— begin DATA SEGMENT —

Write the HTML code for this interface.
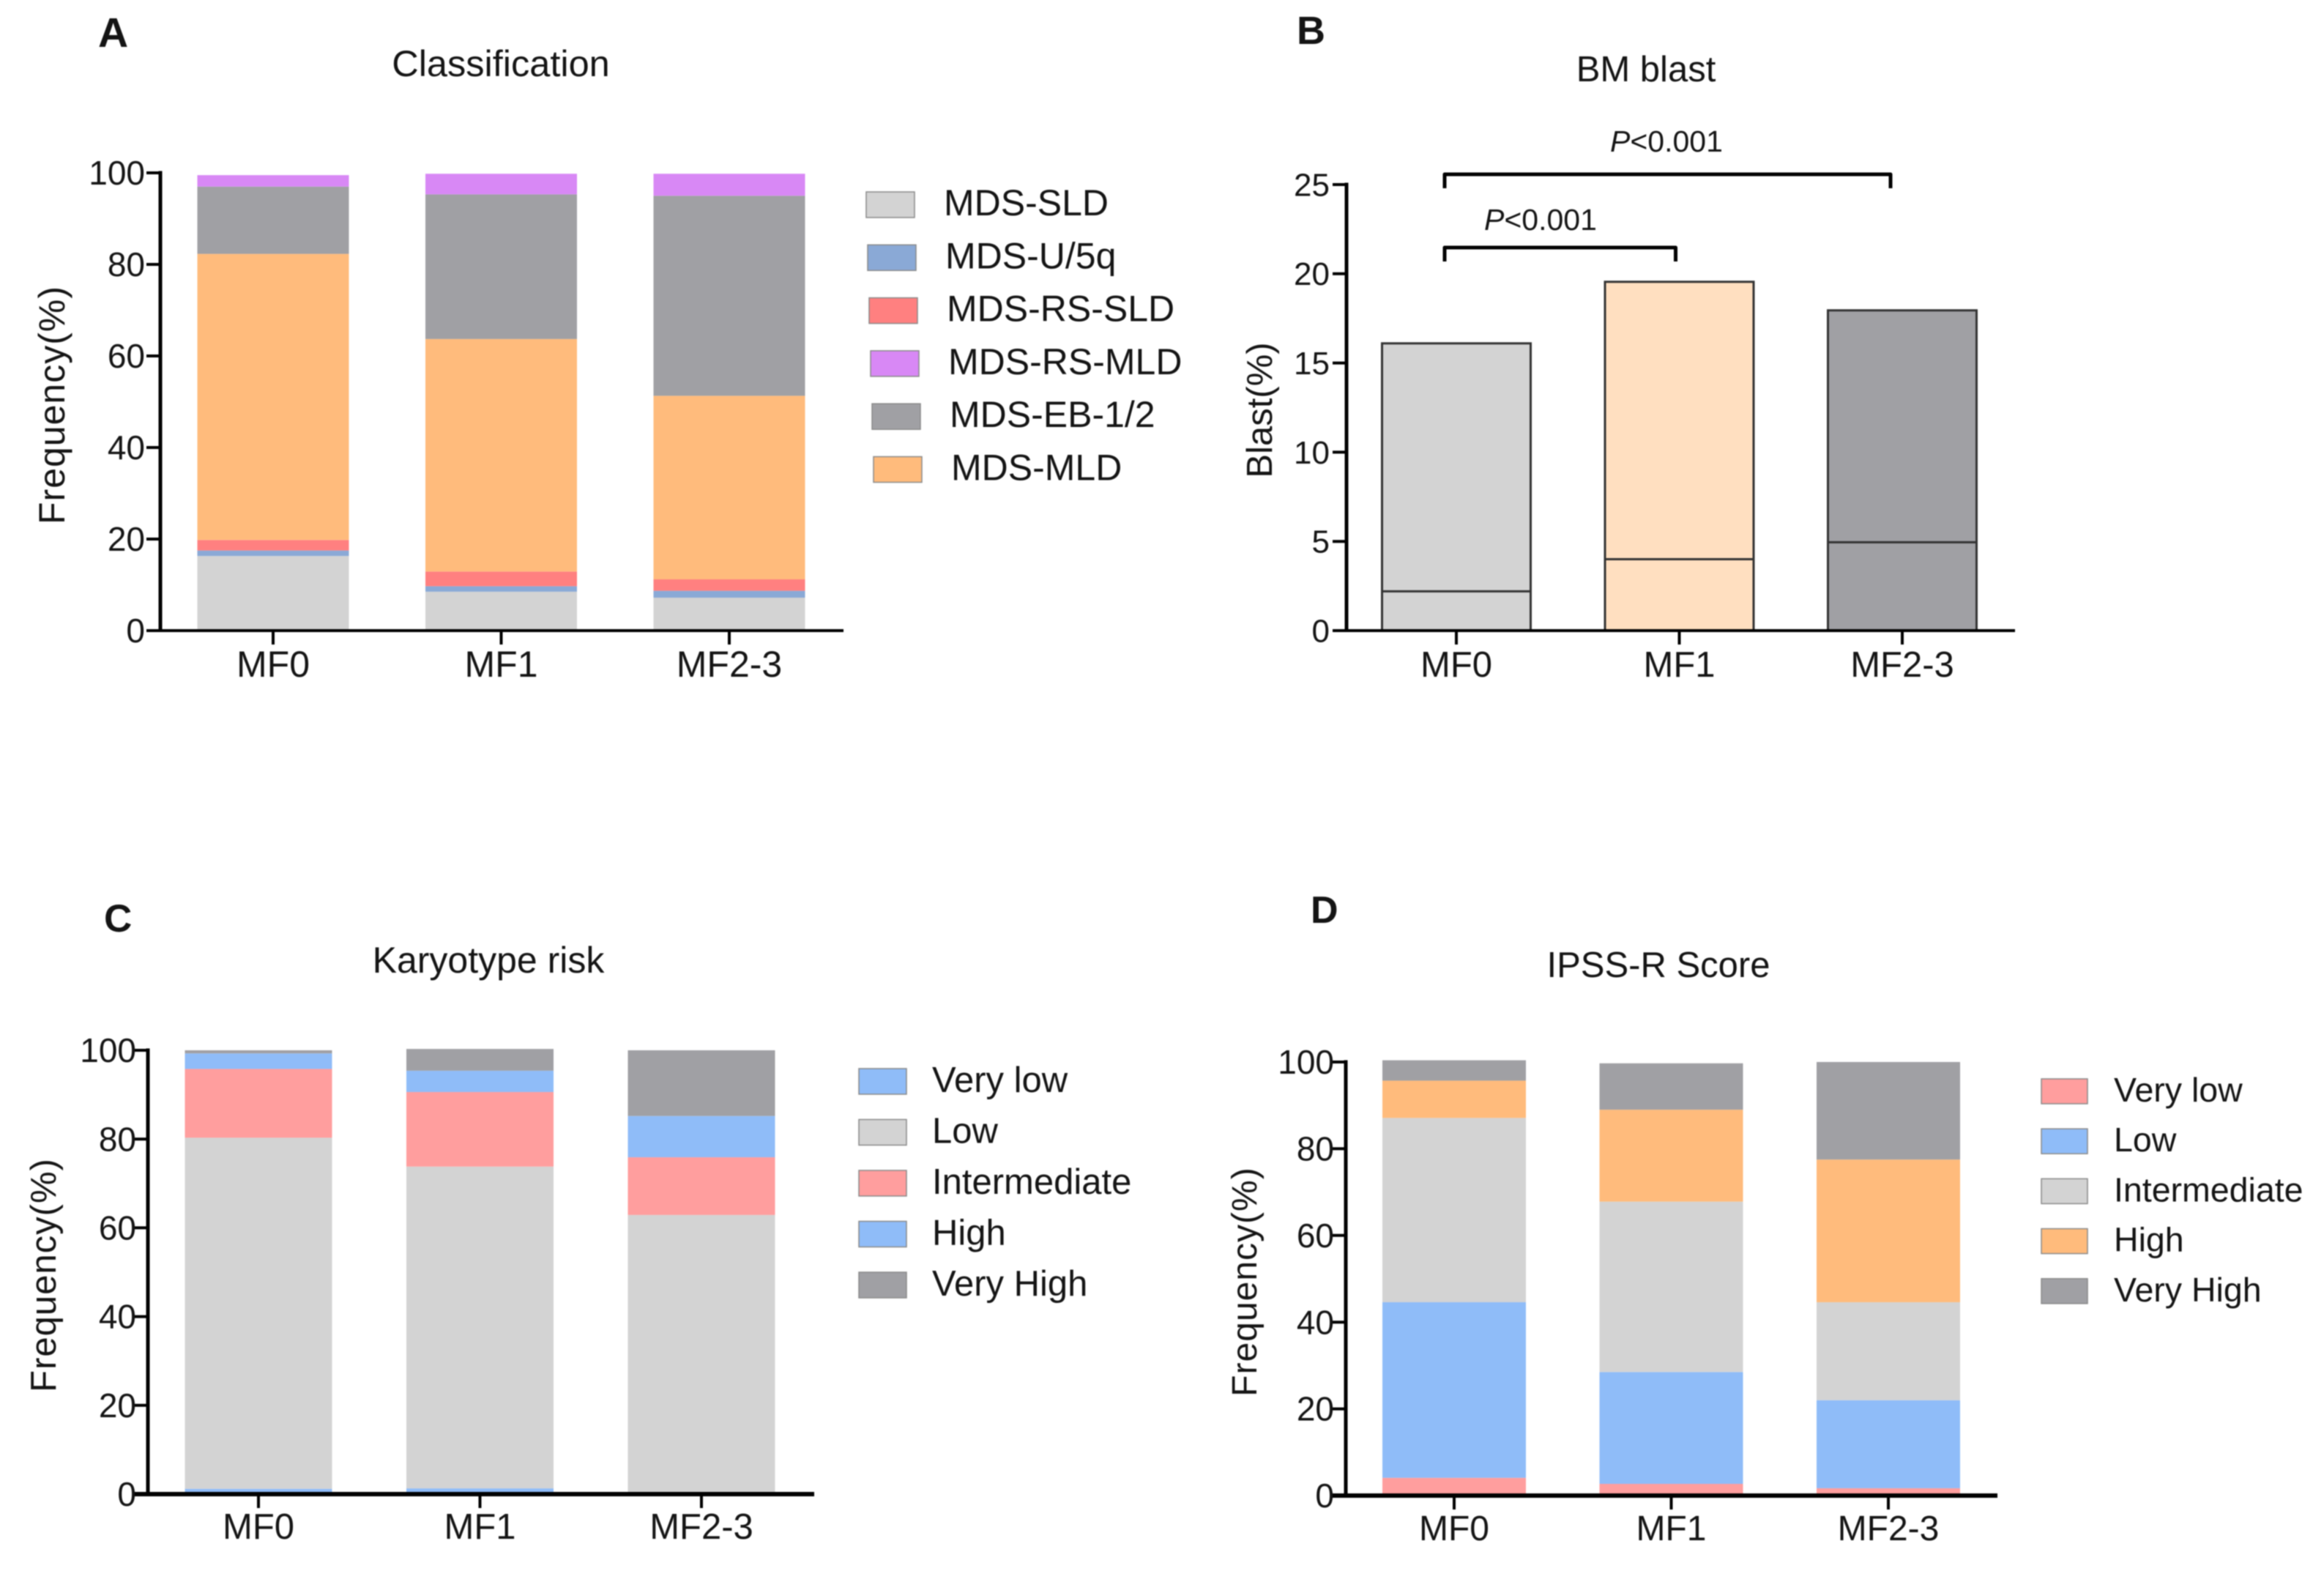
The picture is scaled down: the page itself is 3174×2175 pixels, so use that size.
<!DOCTYPE html>
<html lang="en">
<head>
<meta charset="utf-8">
<title>MF grade charts</title>
<style>
html,body{margin:0;padding:0;background:#fff;}
svg{display:block;filter:blur(0.7px);}
text{font-family:"Liberation Sans",sans-serif;fill:#141414;}
</style>
</head>
<body>
<svg id="figure" xmlns="http://www.w3.org/2000/svg" width="3174" height="2175" viewBox="0 0 3174 2175">
<rect x="0" y="0" width="3174" height="2175" fill="#ffffff"></rect>
</svg>
<script>
// ---------- Data ----------
const categories = ['MF0', 'MF1', 'MF2-3'];
const frequencyTicks = [0, 20, 40, 60, 80, 100];
const blastTicks = [0, 5, 10, 15, 20, 25];

// Panel A: segment sizes per category, bottom to top
const classSeriesNames = ['MDS-SLD', 'MDS-U/5q', 'MDS-RS-SLD', 'MDS-MLD', 'MDS-EB-1/2', 'MDS-RS-MLD'];
const classSLD = [16.3, 8.5, 7.2];
const classU5q = [1.2, 1.2, 1.5];
const classRSSLD = [2.3, 3.2, 2.5];
const classMLD = [62.5, 50.8, 40.1];
const classEB = [14.7, 31.6, 43.7];
const classRSMLD = [2.5, 4.5, 4.8];
const classLegend = ['MDS-SLD', 'MDS-U/5q', 'MDS-RS-SLD', 'MDS-RS-MLD', 'MDS-EB-1/2', 'MDS-MLD'];

// Panel B
const blastMean = [16.1, 19.55, 17.95];
const blastMedian = [2.2, 4.0, 4.95];

// Panel C
const karyoSeriesNames = ['Very low', 'Low', 'Intermediate', 'High', 'Very High'];
const karyoVeryLow = [1.2, 1.3, 0];
const karyoLow = [79.1, 72.5, 62.9];
const karyoIntermediate = [15.5, 16.8, 13.0];
const karyoHigh = [3.5, 4.8, 9.3];
const karyoVeryHigh = [0.7, 4.9, 14.8];

// Panel D
const ipssSeriesNames = ['Very low', 'Low', 'Intermediate', 'High', 'Very High'];
const ipssVeryLow = [4.1, 2.7, 1.7];
const ipssLow = [40.5, 25.8, 20.3];
const ipssIntermediate = [42.5, 39.3, 22.6];
const ipssHigh = [8.6, 21.2, 32.9];
const ipssVeryHigh = [4.7, 10.7, 22.5];

// ---------- Colours ----------
const GRAY = '#d3d3d3', DARK = '#a0a0a4', ORANGE = '#ffbb7c', PINK = '#ff9e9e', SKY = '#8fbcf8';
const classColors = {'MDS-SLD': GRAY, 'MDS-U/5q': '#8aa9d6', 'MDS-RS-SLD': '#ff8080', 'MDS-RS-MLD': '#d888f5', 'MDS-EB-1/2': DARK, 'MDS-MLD': ORANGE};
const karyoColors = [SKY, GRAY, PINK, SKY, DARK];
const ipssColors = [PINK, SKY, GRAY, ORANGE, DARK];

// ---------- Helpers ----------
const SVGNS = 'http://www.w3.org/2000/svg';
const root = document.getElementById('figure');
function make(parent, tag, props) {
  const node = document.createElementNS(SVGNS, tag);
  for (const k in props) node.setAttribute(k, props[k]);
  parent.appendChild(node);
  return node;
}
function label(parent, str, x, y, size, anchor, weight) {
  const node = make(parent, 'text', {x: x, y: y, 'font-size': size, 'text-anchor': anchor || 'start', 'font-weight': weight || 'normal'});
  node.textContent = str;
  return node;
}
function slug(s) {
  return s.toLowerCase().replace(/[^a-z0-9]+/g, '-');
}
function yScale(p, v) {
  return p.y0 - v * (p.y0 - p.yTop) / p.max;
}
function xCenter(p, i) {
  return p.c0 + i * p.step;
}

function drawFrame(p, group, ticks) {
  const letter = label(group, p.letter, p.letterX, p.letterY, p.letterSize, 'start', 'bold');
  
  

  const title = label(group, p.title, p.titleX, p.titleY, p.titleSize, 'middle');
  
  

  const yTitle = label(group, p.yTitle, 0, 0, p.yTitleSize, 'middle');
  yTitle.setAttribute('transform', 'translate(' + p.yTitleX + ',' + p.yTitleY + ') rotate(-90)');
  yTitle.setAttribute('letter-spacing', p.yTitleSpacing);
  
  

  const yAxis = make(group, 'line', {x1: p.left, x2: p.left, y1: p.yTop - p.axisW / 2, y2: p.y0, stroke: '#000', 'stroke-width': p.axisW});
  
  

  const xAxis = make(group, 'line', {x1: p.left - p.tickLen, x2: p.right, y1: p.y0, y2: p.y0, stroke: '#000', 'stroke-width': p.xAxisW});
  
  

  ticks.forEach(function (t) {
    const yy = yScale(p, t);
    const tick = make(group, 'line', {x1: p.left - p.tickLen, x2: p.left, y1: yy, y2: yy, stroke: '#000', 'stroke-width': 4});
    
    
    const tl = label(group, String(t), p.left - p.tickLen - p.tickGap, yy + p.tickSize * 0.35, p.tickSize, 'end');
    
    
  });

  categories.forEach(function (c, i) {
    const xx = xCenter(p, i);
    const tick = make(group, 'line', {x1: xx, x2: xx, y1: p.y0, y2: p.y0 + p.tickLen, stroke: '#000', 'stroke-width': 4});
    
    
    const tl = label(group, c, xx, p.xLabelY, p.xLabelSize, 'middle');
    
    
  });
}

function drawStack(p, group, names, series, colorOf) {
  categories.forEach(function (c, i) {
    let base = 0;
    series.forEach(function (values, s) {
      const top = base + values[i];
      const yTopPx = yScale(p, top);
      const bar = make(group, 'rect', {
        x: xCenter(p, i) - p.barW / 2,
        y: yTopPx,
        width: p.barW,
        height: Math.max(0, yScale(p, base) - yTopPx),
        fill: colorOf(s)
      });
      
      
      base = top;
    });
  });
}

function drawLegend(p, group, names, colorOf) {
  const L = p.legend;
  names.forEach(function (n, i) {
    const sy = L.y + i * L.dy;
    const sw = make(group, 'rect', {x: L.x + i * L.dx, y: sy, width: L.w, height: L.h, fill: colorOf(i), stroke: '#8a8a8a', 'stroke-width': 1.5});
    
    
    const t = label(group, n, L.tx + i * L.dx, sy + L.h - 3, L.size);
    
    
  });
}

// ---------- Panel A ----------
const panelA = {letter: 'A', letterX: 134, letterY: 64, letterSize: 57,
  title: 'Classification', titleX: 684, titleY: 104, titleSize: 50.5,
  yTitle: 'Frequency(%)', yTitleX: 88, yTitleY: 553, yTitleSize: 50, yTitleSpacing: 1,
  left: 219, right: 1152, y0: 861, yTop: 236, max: 100, axisW: 5, xAxisW: 4, tickLen: 19, tickGap: 2, tickSize: 46,
  c0: 373, step: 311.5, barW: 207, xLabelY: 924, xLabelSize: 50,
  legend: {x: 1183, y: 262, dx: 2, dy: 72.3, w: 66, h: 35, tx: 1289, size: 50}};
const groupA = make(root, 'g', {});


drawStack(panelA, groupA, classSeriesNames, [classSLD, classU5q, classRSSLD, classMLD, classEB, classRSMLD], function (s) { return classColors[classSeriesNames[s]]; });
drawFrame(panelA, groupA, frequencyTicks);
drawLegend(panelA, groupA, classLegend, function (i) { return classColors[classLegend[i]]; });

// ---------- Panel B ----------
const panelB = {letter: 'B', letterX: 1771, letterY: 60, letterSize: 54,
  title: 'BM blast', titleX: 2248, titleY: 111, titleSize: 49,
  yTitle: 'Blast(%)', yTitleX: 1737, yTitleY: 560, yTitleSize: 49, yTitleSpacing: 0,
  left: 1839, right: 2752, y0: 861, yTop: 252, max: 25, axisW: 5, xAxisW: 4, tickLen: 19, tickGap: 4, tickSize: 44,
  c0: 1989, step: 304.5, barW: 203, xLabelY: 924, xLabelSize: 49};
const blastFill = [GRAY, '#ffdfc0', DARK];
const groupB = make(root, 'g', {});


categories.forEach(function (c, i) {
  const yy = yScale(panelB, blastMean[i]);
  const bar = make(groupB, 'rect', {x: xCenter(panelB, i) - panelB.barW / 2, y: yy, width: panelB.barW, height: panelB.y0 - yy, fill: blastFill[i], stroke: '#333', 'stroke-width': 3});
  
  
  const ym = yScale(panelB, blastMedian[i]);
  const med = make(groupB, 'line', {x1: xCenter(panelB, i) - panelB.barW / 2, x2: xCenter(panelB, i) + panelB.barW / 2, y1: ym, y2: ym, stroke: '#333', 'stroke-width': 3});
  
  
});
drawFrame(panelB, groupB, blastTicks);

function bracket(x1, x2, yy, drop) {
  const b = make(groupB, 'path', {d: 'M' + x1 + ' ' + (yy + drop) + 'V' + yy + 'H' + x2 + 'V' + (yy + drop), fill: 'none', stroke: '#000', 'stroke-width': 5, 'stroke-linejoin': 'round'});
  return b;
}
function pLabel(x, y) {
  const t = label(groupB, '', x, y, 41, 'start');
  const italic = make(t, 'tspan', {'font-style': 'italic'});
  italic.textContent = 'P';
  const rest = make(t, 'tspan', {});
  rest.textContent = '<0.001';
  return t;
}
const bracketTop = bracket(xCenter(panelB, 0) - 16, xCenter(panelB, 2) - 16, 238, 19);


const bracketLow = bracket(xCenter(panelB, 0) - 16, xCenter(panelB, 1) - 5, 338, 19);


const pTop = pLabel(2199, 207);


const pLow = pLabel(2027, 314);



// ---------- Panel C ----------
const panelC = {letter: 'C', letterX: 142, letterY: 1272, letterSize: 53,
  title: 'Karyotype risk', titleX: 667, titleY: 1328, titleSize: 50,
  yTitle: 'Frequency(%)', yTitleX: 76, yTitleY: 1741, yTitleSize: 49, yTitleSpacing: 1,
  left: 202, right: 1112, y0: 2040, yTop: 1434, max: 100, axisW: 5, xAxisW: 6, tickLen: 19, tickGap: -3, tickSize: 46,
  c0: 353, step: 302.5, barW: 201, xLabelY: 2101, xLabelSize: 49,
  legend: {x: 1173, y: 1459, dx: 0, dy: 69.5, w: 65, h: 35, tx: 1273, size: 49}};
const groupC = make(root, 'g', {});


drawStack(panelC, groupC, karyoSeriesNames, [karyoVeryLow, karyoLow, karyoIntermediate, karyoHigh, karyoVeryHigh], function (s) { return karyoColors[s]; });
drawFrame(panelC, groupC, frequencyTicks);
drawLegend(panelC, groupC, karyoSeriesNames, function (i) { return karyoColors[i]; });

// ---------- Panel D ----------
const panelD = {letter: 'D', letterX: 1790, letterY: 1260, letterSize: 52,
  title: 'IPSS-R Score', titleX: 2265, titleY: 1334, titleSize: 49,
  yTitle: 'Frequency(%)', yTitleX: 1716, yTitleY: 1750, yTitleSize: 48, yTitleSpacing: 1,
  left: 1838, right: 2728, y0: 2042, yTop: 1450, max: 100, axisW: 5, xAxisW: 6, tickLen: 19, tickGap: -3, tickSize: 46,
  c0: 1986, step: 296.5, barW: 196, xLabelY: 2103, xLabelSize: 48,
  legend: {x: 2788, y: 1473, dx: 0, dy: 68.2, w: 63, h: 34, tx: 2887, size: 46.5}};
const groupD = make(root, 'g', {});


drawStack(panelD, groupD, ipssSeriesNames, [ipssVeryLow, ipssLow, ipssIntermediate, ipssHigh, ipssVeryHigh], function (s) { return ipssColors[s]; });
drawFrame(panelD, groupD, frequencyTicks);
drawLegend(panelD, groupD, ipssSeriesNames, function (i) { return ipssColors[i]; });
</script>
</body>
</html>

— end DATA SEGMENT —

- **WHAT YOU ARE ASKED TO DO**: Pictures are excluded: retype only the lines from the beginning of the listing above through the line with "const blastTicks = [0, 5, 10, 15, 20, 25];", both included.

- **EXERCISE SOLUTION**:
Write the HTML code for this interface.
The picture is scaled down: the page itself is 3174×2175 pixels, so use that size.
<!DOCTYPE html>
<html lang="en">
<head>
<meta charset="utf-8">
<title>MF grade charts</title>
<style>
html,body{margin:0;padding:0;background:#fff;}
svg{display:block;filter:blur(0.7px);}
text{font-family:"Liberation Sans",sans-serif;fill:#141414;}
</style>
</head>
<body>
<svg id="figure" xmlns="http://www.w3.org/2000/svg" width="3174" height="2175" viewBox="0 0 3174 2175">
<rect x="0" y="0" width="3174" height="2175" fill="#ffffff"></rect>
</svg>
<script>
// ---------- Data ----------
const categories = ['MF0', 'MF1', 'MF2-3'];
const frequencyTicks = [0, 20, 40, 60, 80, 100];
const blastTicks = [0, 5, 10, 15, 20, 25];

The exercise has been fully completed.